• [Required task] Leaving out all pictures, please print only the lines from the one containing "Write a LaTeX" through the one containing "minimum width=163, minimum".

• [Input for this task]
— Begin —

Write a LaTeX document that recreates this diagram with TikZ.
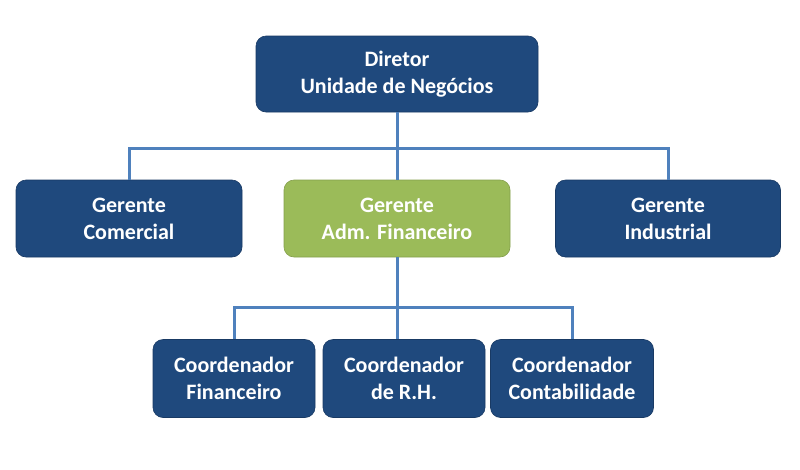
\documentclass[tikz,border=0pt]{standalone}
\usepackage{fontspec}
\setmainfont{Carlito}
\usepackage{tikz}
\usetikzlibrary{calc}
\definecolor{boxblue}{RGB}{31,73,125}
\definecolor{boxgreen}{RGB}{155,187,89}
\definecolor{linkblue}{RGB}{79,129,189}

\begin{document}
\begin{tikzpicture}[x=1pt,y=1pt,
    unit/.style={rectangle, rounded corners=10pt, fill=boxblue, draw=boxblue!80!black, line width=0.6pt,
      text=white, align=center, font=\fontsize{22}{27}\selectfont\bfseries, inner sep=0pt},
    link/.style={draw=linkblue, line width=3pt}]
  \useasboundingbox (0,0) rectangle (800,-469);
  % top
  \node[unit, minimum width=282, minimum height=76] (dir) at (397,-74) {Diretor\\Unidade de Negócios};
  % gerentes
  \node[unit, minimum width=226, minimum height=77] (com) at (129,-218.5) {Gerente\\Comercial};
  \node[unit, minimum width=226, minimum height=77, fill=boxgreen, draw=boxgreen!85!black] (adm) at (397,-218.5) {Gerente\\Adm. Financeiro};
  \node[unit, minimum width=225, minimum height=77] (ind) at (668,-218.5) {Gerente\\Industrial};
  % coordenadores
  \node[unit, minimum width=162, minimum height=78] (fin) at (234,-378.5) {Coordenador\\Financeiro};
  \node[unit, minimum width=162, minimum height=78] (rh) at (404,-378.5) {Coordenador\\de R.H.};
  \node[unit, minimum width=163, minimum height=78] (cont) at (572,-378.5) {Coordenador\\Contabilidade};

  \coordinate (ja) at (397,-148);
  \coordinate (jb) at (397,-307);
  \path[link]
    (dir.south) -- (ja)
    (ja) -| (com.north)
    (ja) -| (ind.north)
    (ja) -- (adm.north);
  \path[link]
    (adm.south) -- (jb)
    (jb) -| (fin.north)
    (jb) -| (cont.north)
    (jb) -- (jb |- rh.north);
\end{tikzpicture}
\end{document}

— End —
— Begin —

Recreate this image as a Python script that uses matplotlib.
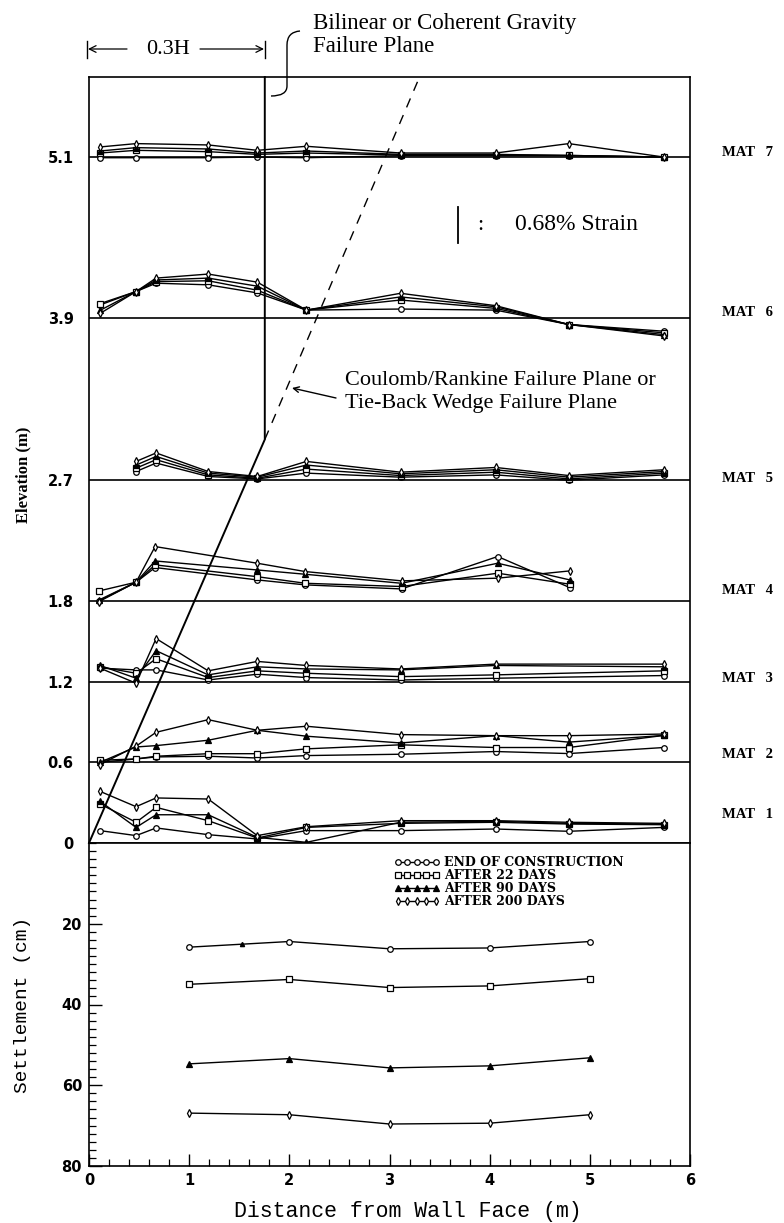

— End —

• [Full solution]
Write a LaTeX document that recreates this diagram with TikZ.
\documentclass[tikz,border=0pt]{standalone}
\usepackage{fontspec}
\setmainfont{Carlito}
\usepackage{tikz}
\usetikzlibrary{calc}
\definecolor{boxblue}{RGB}{31,73,125}
\definecolor{boxgreen}{RGB}{155,187,89}
\definecolor{linkblue}{RGB}{79,129,189}

\begin{document}
\begin{tikzpicture}[x=1pt,y=1pt,
    unit/.style={rectangle, rounded corners=10pt, fill=boxblue, draw=boxblue!80!black, line width=0.6pt,
      text=white, align=center, font=\fontsize{22}{27}\selectfont\bfseries, inner sep=0pt},
    link/.style={draw=linkblue, line width=3pt}]
  \useasboundingbox (0,0) rectangle (800,-469);
  % top
  \node[unit, minimum width=282, minimum height=76] (dir) at (397,-74) {Diretor\\Unidade de Negócios};
  % gerentes
  \node[unit, minimum width=226, minimum height=77] (com) at (129,-218.5) {Gerente\\Comercial};
  \node[unit, minimum width=226, minimum height=77, fill=boxgreen, draw=boxgreen!85!black] (adm) at (397,-218.5) {Gerente\\Adm. Financeiro};
  \node[unit, minimum width=225, minimum height=77] (ind) at (668,-218.5) {Gerente\\Industrial};
  % coordenadores
  \node[unit, minimum width=162, minimum height=78] (fin) at (234,-378.5) {Coordenador\\Financeiro};
  \node[unit, minimum width=162, minimum height=78] (rh) at (404,-378.5) {Coordenador\\de R.H.};
  \node[unit, minimum width=163, minimum height=78] (cont) at (572,-378.5) {Coordenador\\Contabilidade};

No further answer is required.